Plotting code records:
***
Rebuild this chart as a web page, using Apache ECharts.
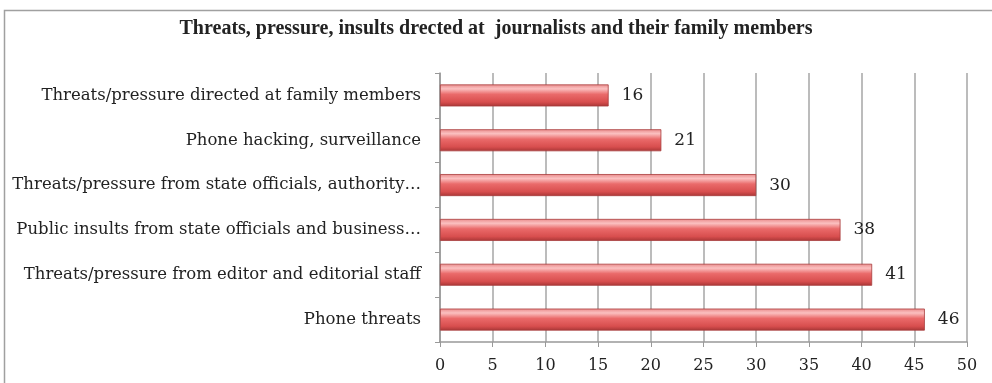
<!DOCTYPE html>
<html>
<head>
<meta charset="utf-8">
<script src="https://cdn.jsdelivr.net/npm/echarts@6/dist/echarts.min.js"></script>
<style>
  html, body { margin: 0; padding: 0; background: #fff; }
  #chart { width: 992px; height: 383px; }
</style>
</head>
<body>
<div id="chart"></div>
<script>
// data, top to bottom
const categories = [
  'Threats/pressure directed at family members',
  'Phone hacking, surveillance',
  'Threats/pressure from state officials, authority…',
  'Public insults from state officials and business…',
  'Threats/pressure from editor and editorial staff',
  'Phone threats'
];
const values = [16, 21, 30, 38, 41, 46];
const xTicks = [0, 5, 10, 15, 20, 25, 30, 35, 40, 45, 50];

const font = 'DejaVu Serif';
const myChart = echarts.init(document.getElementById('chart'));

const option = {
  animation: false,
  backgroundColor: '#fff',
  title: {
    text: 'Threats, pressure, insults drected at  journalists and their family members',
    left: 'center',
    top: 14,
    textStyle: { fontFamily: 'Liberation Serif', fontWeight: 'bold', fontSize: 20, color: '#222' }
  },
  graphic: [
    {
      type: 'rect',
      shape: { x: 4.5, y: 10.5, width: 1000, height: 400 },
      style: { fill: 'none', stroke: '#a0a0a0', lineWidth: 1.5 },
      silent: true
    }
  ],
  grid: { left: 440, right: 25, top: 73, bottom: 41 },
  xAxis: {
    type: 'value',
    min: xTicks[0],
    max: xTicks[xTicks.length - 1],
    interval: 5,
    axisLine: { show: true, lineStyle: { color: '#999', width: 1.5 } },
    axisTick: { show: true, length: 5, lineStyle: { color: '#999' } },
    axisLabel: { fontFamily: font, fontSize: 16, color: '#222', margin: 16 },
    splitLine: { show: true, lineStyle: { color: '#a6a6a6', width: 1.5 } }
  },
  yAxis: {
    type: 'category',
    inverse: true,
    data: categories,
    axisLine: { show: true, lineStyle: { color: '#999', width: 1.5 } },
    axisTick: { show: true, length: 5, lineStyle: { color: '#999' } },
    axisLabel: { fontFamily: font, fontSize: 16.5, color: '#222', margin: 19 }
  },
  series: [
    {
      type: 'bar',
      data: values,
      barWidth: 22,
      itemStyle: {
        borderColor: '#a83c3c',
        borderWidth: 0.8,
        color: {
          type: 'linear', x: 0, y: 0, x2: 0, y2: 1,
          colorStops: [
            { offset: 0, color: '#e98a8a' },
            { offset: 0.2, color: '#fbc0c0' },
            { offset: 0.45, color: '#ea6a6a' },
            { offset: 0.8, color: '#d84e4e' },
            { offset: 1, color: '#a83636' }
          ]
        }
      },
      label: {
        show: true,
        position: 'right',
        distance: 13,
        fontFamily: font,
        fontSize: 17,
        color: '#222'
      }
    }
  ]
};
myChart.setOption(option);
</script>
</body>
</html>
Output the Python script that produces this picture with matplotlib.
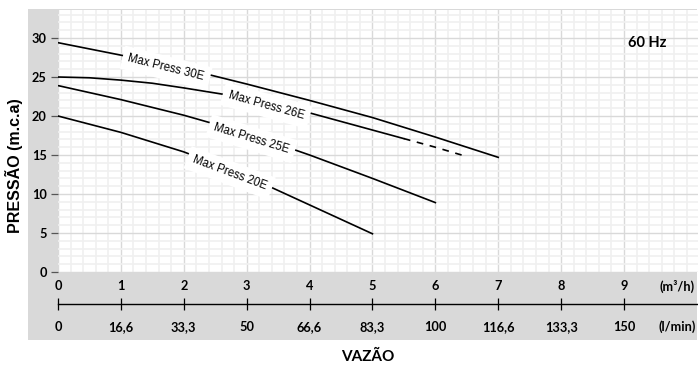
***
--- Objective ---
Write the records above out again exactly, with no pictures in your copy.

--- Task answer ---
Rebuild this chart as a web page, using Apache ECharts.
<!DOCTYPE html>
<html>
<head>
<meta charset="utf-8">
<script src="https://cdn.jsdelivr.net/npm/echarts@6/dist/echarts.min.js"></script>
<style>
  html, body { margin: 0; padding: 0; background: #fff; }
  #chart { width: 992px; height: 383px; }
</style>
</head>
<body>
<div id="chart"></div>
<script>
// data, top to bottom
const categories = [
  'Threats/pressure directed at family members',
  'Phone hacking, surveillance',
  'Threats/pressure from state officials, authority…',
  'Public insults from state officials and business…',
  'Threats/pressure from editor and editorial staff',
  'Phone threats'
];
const values = [16, 21, 30, 38, 41, 46];
const xTicks = [0, 5, 10, 15, 20, 25, 30, 35, 40, 45, 50];

const font = 'DejaVu Serif';
const myChart = echarts.init(document.getElementById('chart'));

const option = {
  animation: false,
  backgroundColor: '#fff',
  title: {
    text: 'Threats, pressure, insults drected at  journalists and their family members',
    left: 'center',
    top: 14,
    textStyle: { fontFamily: 'Liberation Serif', fontWeight: 'bold', fontSize: 20, color: '#222' }
  },
  graphic: [
    {
      type: 'rect',
      shape: { x: 4.5, y: 10.5, width: 1000, height: 400 },
      style: { fill: 'none', stroke: '#a0a0a0', lineWidth: 1.5 },
      silent: true
    }
  ],
  grid: { left: 440, right: 25, top: 73, bottom: 41 },
  xAxis: {
    type: 'value',
    min: xTicks[0],
    max: xTicks[xTicks.length - 1],
    interval: 5,
    axisLine: { show: true, lineStyle: { color: '#999', width: 1.5 } },
    axisTick: { show: true, length: 5, lineStyle: { color: '#999' } },
    axisLabel: { fontFamily: font, fontSize: 16, color: '#222', margin: 16 },
    splitLine: { show: true, lineStyle: { color: '#a6a6a6', width: 1.5 } }
  },
  yAxis: {
    type: 'category',
    inverse: true,
    data: categories,
    axisLine: { show: true, lineStyle: { color: '#999', width: 1.5 } },
    axisTick: { show: true, length: 5, lineStyle: { color: '#999' } },
    axisLabel: { fontFamily: font, fontSize: 16.5, color: '#222', margin: 19 }
  },
  series: [
    {
      type: 'bar',
      data: values,
      barWidth: 22,
      itemStyle: {
        borderColor: '#a83c3c',
        borderWidth: 0.8,
        color: {
          type: 'linear', x: 0, y: 0, x2: 0, y2: 1,
          colorStops: [
            { offset: 0, color: '#e98a8a' },
            { offset: 0.2, color: '#fbc0c0' },
            { offset: 0.45, color: '#ea6a6a' },
            { offset: 0.8, color: '#d84e4e' },
            { offset: 1, color: '#a83636' }
          ]
        }
      },
      label: {
        show: true,
        position: 'right',
        distance: 13,
        fontFamily: font,
        fontSize: 17,
        color: '#222'
      }
    }
  ]
};
myChart.setOption(option);
</script>
</body>
</html>
Output the Python script that produces this picture with matplotlib.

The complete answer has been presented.